Each petrophysical rock type has an assigned capillary pressure curve that describes the relationship between water saturation and height above the free water level (where capillary pressure equals zero). In the static model, each grid cell is assigned a rock type based on its log-derived or interpolated electrofacies. The capillary pressure function for that rock type, combined with the cell's height above the computed free water level and the fluid density contrast, gives the initial water saturation for that cell. This process, called capillary pressure initialization or J-function initialization, is far more accurate than assigning a single average saturation-height function to the entire reservoir, because different rock types have different pore throat sizes and therefore different capillary entry pressures and transition zone thicknesses.
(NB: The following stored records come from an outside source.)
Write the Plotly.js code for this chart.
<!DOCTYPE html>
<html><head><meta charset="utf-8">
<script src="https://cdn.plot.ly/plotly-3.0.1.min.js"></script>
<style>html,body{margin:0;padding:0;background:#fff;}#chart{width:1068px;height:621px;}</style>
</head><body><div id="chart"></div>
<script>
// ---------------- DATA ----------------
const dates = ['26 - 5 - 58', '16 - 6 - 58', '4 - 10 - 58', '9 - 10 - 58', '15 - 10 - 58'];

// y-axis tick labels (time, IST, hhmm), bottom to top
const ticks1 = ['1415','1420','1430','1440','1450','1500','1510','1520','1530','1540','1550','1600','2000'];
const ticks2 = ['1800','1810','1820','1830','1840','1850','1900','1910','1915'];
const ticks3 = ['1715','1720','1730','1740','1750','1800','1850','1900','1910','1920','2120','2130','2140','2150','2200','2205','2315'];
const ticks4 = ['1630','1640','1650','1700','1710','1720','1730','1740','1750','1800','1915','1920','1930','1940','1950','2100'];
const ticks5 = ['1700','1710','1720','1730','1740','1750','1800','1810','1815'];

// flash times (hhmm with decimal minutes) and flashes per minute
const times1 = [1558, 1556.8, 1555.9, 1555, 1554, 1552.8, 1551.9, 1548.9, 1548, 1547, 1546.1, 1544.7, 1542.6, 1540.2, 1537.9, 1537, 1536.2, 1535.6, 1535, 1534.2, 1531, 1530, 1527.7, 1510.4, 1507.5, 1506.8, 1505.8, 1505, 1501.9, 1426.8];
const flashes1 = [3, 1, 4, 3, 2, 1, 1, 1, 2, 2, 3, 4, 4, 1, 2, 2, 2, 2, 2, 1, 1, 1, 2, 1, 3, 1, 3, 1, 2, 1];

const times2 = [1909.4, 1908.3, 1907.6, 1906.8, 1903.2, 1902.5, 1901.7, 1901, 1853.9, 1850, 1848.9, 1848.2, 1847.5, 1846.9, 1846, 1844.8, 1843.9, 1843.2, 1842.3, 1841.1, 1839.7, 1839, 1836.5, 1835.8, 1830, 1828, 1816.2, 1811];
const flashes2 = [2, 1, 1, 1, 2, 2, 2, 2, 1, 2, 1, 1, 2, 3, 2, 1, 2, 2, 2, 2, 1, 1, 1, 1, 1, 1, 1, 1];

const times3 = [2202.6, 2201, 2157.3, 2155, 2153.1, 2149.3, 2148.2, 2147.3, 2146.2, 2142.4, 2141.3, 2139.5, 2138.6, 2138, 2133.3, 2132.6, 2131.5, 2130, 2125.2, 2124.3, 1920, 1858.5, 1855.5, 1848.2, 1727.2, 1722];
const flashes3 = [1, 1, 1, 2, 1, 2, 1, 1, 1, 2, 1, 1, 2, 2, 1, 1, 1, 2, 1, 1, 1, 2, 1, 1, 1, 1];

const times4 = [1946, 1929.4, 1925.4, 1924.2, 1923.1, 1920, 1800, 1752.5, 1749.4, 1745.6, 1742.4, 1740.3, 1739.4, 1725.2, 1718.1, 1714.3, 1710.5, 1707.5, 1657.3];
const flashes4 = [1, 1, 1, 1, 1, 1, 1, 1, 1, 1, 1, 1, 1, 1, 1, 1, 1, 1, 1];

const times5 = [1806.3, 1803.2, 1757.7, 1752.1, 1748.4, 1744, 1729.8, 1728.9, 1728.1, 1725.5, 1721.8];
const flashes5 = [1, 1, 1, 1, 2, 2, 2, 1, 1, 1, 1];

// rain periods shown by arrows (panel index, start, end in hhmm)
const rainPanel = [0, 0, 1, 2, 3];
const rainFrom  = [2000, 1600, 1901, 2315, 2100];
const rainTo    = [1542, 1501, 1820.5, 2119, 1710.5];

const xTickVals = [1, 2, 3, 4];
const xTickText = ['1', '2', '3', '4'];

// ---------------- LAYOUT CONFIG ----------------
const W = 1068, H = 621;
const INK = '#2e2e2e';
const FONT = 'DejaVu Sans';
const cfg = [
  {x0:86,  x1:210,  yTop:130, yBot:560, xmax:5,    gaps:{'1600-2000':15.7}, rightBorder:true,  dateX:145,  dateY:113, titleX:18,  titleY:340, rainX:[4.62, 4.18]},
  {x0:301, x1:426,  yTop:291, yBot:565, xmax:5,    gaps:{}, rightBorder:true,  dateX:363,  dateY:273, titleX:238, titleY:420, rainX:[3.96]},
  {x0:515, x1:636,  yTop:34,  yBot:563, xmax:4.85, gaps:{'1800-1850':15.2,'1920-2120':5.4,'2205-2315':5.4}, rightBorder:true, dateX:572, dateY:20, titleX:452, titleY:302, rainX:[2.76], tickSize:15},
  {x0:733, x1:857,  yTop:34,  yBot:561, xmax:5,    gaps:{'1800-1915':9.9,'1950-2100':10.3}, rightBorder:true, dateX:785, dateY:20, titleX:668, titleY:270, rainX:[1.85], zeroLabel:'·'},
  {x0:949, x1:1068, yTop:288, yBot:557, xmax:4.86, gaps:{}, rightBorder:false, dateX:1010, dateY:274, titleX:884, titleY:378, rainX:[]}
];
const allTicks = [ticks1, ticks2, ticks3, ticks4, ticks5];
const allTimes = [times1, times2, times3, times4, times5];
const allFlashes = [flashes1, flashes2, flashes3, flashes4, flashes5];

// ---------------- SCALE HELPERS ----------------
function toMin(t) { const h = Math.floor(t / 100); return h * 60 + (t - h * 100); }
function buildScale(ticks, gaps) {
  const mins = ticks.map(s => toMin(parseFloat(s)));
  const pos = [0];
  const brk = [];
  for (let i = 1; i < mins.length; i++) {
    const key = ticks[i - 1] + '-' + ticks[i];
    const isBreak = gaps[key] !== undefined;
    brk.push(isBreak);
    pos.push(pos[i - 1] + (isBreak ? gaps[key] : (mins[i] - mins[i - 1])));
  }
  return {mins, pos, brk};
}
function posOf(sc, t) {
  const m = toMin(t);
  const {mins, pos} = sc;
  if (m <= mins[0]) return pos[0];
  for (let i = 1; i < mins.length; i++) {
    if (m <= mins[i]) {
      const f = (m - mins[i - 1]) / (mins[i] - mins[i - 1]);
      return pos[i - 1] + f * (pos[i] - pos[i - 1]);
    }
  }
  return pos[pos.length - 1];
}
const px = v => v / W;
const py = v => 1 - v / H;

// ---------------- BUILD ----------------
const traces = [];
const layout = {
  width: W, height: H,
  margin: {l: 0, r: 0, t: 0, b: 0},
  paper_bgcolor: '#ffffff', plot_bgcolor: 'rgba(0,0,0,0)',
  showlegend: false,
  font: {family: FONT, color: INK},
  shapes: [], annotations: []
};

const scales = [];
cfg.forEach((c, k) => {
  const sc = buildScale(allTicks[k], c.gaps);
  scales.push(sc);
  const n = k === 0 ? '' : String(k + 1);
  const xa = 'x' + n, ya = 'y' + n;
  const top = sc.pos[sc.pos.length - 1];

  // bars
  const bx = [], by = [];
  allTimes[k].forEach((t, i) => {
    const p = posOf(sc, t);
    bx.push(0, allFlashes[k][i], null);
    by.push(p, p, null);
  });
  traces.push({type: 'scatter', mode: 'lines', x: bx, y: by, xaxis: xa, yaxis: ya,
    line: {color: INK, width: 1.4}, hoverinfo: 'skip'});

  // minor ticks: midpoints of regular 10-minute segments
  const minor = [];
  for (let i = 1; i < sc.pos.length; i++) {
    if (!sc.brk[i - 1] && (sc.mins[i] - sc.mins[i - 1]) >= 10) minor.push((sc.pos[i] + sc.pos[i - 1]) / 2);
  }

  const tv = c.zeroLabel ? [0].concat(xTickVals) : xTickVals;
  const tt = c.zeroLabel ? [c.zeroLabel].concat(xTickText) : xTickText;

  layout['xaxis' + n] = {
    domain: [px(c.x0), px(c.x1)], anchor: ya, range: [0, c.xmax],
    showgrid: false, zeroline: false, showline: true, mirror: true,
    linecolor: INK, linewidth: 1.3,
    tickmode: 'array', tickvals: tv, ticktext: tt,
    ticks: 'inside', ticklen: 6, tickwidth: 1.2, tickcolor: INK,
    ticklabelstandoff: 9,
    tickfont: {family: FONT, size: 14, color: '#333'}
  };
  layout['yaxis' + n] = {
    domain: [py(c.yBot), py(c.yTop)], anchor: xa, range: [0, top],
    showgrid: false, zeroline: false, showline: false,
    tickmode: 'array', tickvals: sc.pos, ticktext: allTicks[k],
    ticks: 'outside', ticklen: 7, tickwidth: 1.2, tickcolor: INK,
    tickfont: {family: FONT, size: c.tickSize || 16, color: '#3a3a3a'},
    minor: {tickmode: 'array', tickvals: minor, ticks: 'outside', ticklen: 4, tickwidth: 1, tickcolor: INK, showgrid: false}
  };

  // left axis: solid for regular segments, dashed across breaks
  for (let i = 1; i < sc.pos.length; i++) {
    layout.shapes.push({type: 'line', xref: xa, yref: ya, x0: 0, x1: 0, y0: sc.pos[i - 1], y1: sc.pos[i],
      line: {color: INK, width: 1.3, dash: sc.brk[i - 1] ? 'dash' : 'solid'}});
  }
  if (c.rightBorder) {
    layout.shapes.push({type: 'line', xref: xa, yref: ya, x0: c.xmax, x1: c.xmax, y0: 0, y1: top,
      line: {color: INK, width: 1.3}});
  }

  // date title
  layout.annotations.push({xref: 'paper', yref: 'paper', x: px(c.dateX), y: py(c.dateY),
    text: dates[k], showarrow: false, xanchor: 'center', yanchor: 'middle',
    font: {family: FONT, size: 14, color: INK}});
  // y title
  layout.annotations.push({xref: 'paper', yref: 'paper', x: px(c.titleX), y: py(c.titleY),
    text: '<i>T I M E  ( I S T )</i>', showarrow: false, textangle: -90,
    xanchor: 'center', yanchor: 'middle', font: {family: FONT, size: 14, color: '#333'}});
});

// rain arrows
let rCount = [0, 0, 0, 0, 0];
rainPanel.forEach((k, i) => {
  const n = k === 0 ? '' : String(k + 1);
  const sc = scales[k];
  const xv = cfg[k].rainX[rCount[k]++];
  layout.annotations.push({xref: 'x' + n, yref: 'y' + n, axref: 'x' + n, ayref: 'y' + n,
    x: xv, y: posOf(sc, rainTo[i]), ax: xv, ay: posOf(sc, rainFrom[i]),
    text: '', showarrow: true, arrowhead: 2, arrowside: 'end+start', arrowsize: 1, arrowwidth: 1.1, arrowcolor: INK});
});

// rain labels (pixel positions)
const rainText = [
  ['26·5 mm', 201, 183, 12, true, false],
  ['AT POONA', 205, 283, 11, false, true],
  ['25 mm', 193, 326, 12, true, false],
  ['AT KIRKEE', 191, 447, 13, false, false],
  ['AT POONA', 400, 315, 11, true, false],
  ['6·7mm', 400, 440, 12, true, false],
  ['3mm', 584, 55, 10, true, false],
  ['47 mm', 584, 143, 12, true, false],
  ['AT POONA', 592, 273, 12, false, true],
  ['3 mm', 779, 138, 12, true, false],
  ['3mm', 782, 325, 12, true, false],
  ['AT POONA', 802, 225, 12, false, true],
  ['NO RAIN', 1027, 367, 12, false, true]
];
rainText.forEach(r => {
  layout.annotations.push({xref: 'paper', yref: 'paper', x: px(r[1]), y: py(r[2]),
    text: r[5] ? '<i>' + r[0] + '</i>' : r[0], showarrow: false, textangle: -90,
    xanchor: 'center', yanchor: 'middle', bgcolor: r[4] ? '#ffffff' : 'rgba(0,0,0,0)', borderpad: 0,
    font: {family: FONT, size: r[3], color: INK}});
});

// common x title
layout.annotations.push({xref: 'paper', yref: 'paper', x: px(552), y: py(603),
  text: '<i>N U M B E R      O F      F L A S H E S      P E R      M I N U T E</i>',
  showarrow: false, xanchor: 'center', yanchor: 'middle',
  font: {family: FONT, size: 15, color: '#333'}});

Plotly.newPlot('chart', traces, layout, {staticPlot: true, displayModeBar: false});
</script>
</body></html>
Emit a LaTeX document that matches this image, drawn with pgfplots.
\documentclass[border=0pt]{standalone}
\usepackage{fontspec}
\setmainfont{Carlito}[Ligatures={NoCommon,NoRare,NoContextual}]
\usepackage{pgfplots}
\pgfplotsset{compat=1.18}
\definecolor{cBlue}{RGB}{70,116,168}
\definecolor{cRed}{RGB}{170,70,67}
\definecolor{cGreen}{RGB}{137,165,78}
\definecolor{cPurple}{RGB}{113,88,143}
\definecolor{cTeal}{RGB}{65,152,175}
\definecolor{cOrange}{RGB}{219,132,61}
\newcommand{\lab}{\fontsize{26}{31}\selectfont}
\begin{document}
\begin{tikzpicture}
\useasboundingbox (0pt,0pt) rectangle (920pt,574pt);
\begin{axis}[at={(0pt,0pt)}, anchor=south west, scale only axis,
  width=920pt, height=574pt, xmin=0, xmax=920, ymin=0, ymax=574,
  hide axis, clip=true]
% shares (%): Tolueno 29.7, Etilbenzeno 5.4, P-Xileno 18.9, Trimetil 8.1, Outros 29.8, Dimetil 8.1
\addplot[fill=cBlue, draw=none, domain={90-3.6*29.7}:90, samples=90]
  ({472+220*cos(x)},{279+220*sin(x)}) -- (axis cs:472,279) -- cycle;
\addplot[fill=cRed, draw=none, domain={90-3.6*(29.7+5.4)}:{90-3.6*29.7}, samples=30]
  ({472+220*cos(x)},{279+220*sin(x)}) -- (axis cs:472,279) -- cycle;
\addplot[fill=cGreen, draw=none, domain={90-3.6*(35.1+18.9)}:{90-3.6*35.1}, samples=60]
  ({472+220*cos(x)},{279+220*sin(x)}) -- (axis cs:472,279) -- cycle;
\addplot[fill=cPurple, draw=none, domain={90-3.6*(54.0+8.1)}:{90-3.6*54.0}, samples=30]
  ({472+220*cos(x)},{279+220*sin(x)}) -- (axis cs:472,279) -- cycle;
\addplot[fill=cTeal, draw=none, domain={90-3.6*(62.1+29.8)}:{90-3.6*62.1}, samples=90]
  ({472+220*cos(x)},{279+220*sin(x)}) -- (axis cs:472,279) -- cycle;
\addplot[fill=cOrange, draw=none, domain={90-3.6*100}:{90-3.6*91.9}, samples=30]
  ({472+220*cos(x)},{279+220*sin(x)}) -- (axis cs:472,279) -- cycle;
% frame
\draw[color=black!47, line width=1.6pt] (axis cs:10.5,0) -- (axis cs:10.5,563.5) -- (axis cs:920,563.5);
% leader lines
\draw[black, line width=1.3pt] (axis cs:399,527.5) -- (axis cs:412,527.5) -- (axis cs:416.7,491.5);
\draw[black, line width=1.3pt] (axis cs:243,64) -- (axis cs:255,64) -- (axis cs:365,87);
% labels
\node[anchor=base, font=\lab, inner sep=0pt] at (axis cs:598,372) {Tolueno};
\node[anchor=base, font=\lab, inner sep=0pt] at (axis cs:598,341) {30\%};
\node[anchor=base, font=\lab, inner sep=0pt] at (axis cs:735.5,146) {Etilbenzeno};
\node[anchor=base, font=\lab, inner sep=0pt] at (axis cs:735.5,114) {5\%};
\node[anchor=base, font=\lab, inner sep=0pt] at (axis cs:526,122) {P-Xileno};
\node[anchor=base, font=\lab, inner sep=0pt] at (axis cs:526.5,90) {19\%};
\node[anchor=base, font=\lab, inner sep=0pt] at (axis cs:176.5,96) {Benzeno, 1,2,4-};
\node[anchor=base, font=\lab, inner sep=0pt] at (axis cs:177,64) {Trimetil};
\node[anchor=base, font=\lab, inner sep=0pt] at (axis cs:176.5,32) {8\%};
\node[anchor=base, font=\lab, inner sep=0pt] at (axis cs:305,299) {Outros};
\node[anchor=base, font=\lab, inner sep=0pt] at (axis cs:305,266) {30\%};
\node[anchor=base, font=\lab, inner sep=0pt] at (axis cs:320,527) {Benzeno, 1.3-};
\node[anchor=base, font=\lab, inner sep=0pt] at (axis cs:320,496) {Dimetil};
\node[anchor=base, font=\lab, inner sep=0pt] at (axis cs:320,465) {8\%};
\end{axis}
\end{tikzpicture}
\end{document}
Why Petrophysical Rock Types Matter in Oil and Gas
Reservoir simulation models that skip rock typing and use a single porosity-permeability transform and capillary pressure curve for the entire reservoir routinely fail history matching because they cannot represent the flow heterogeneity that real reservoirs exhibit. Thin, high-permeability streaks within a lower-quality matrix, for example, can dominate water or gas breakthrough timing by orders of magnitude, and only a model that identifies these as a separate rock type with its own high-permeability transform will replicate the observed production behavior. The commercial consequence is significant: a simulation model that does not history-match well will generate unreliable production forecasts, leading to misplaced infill wells, incorrect waterflood pattern design, and poor EOR project economics. Investing in rigorous petrophysical rock typing during the static model build is one of the highest-return technical activities in field development planning.